**What this task involves**
Return precisely the span of lines from the top of the material below to the line containing "(\cx-1.5,\y-1.5) rectangle (\cx+1.5,\y+1.5);", both included. Pictures are excluded.

■ ■ ■ ■ ■

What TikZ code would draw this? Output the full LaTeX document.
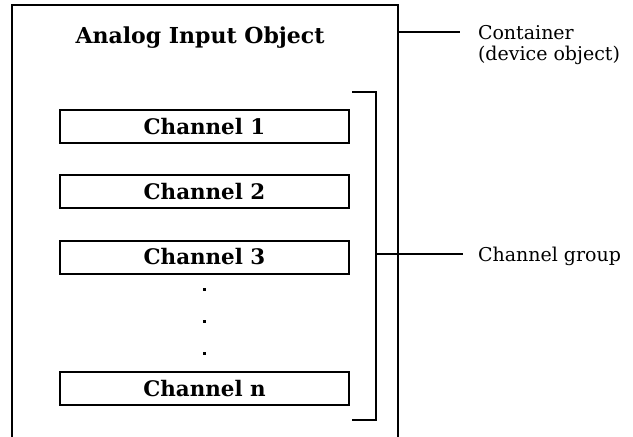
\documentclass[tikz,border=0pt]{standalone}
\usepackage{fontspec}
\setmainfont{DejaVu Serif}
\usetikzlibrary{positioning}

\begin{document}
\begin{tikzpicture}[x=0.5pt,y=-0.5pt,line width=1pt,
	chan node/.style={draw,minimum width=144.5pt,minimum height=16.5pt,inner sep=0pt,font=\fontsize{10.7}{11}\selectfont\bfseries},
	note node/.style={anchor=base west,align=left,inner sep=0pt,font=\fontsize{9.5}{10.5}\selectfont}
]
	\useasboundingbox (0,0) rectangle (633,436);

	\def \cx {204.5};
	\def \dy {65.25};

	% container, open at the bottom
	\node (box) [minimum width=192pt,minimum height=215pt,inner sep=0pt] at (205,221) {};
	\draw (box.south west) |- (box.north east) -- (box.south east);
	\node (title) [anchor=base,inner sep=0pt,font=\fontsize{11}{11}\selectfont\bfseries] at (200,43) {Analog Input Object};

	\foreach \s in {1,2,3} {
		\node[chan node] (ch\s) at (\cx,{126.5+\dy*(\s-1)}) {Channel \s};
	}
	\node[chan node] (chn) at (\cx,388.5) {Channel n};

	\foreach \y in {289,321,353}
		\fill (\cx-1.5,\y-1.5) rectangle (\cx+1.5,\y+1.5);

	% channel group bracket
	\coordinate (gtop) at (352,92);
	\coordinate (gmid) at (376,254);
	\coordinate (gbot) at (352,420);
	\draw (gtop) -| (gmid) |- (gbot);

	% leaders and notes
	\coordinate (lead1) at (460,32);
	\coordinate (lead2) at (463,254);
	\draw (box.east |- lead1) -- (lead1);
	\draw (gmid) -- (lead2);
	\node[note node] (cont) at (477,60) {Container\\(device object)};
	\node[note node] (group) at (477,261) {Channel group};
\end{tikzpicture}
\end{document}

■ ■ ■ ■ ■

**Exercise output**
What TikZ code would draw this? Output the full LaTeX document.
\documentclass[tikz,border=0pt]{standalone}
\usepackage{fontspec}
\setmainfont{DejaVu Serif}
\usetikzlibrary{positioning}

\begin{document}
\begin{tikzpicture}[x=0.5pt,y=-0.5pt,line width=1pt,
	chan node/.style={draw,minimum width=144.5pt,minimum height=16.5pt,inner sep=0pt,font=\fontsize{10.7}{11}\selectfont\bfseries},
	note node/.style={anchor=base west,align=left,inner sep=0pt,font=\fontsize{9.5}{10.5}\selectfont}
]
	\useasboundingbox (0,0) rectangle (633,436);

	\def \cx {204.5};
	\def \dy {65.25};

	% container, open at the bottom
	\node (box) [minimum width=192pt,minimum height=215pt,inner sep=0pt] at (205,221) {};
	\draw (box.south west) |- (box.north east) -- (box.south east);
	\node (title) [anchor=base,inner sep=0pt,font=\fontsize{11}{11}\selectfont\bfseries] at (200,43) {Analog Input Object};

	\foreach \s in {1,2,3} {
		\node[chan node] (ch\s) at (\cx,{126.5+\dy*(\s-1)}) {Channel \s};
	}
	\node[chan node] (chn) at (\cx,388.5) {Channel n};

	\foreach \y in {289,321,353}
		\fill (\cx-1.5,\y-1.5) rectangle (\cx+1.5,\y+1.5);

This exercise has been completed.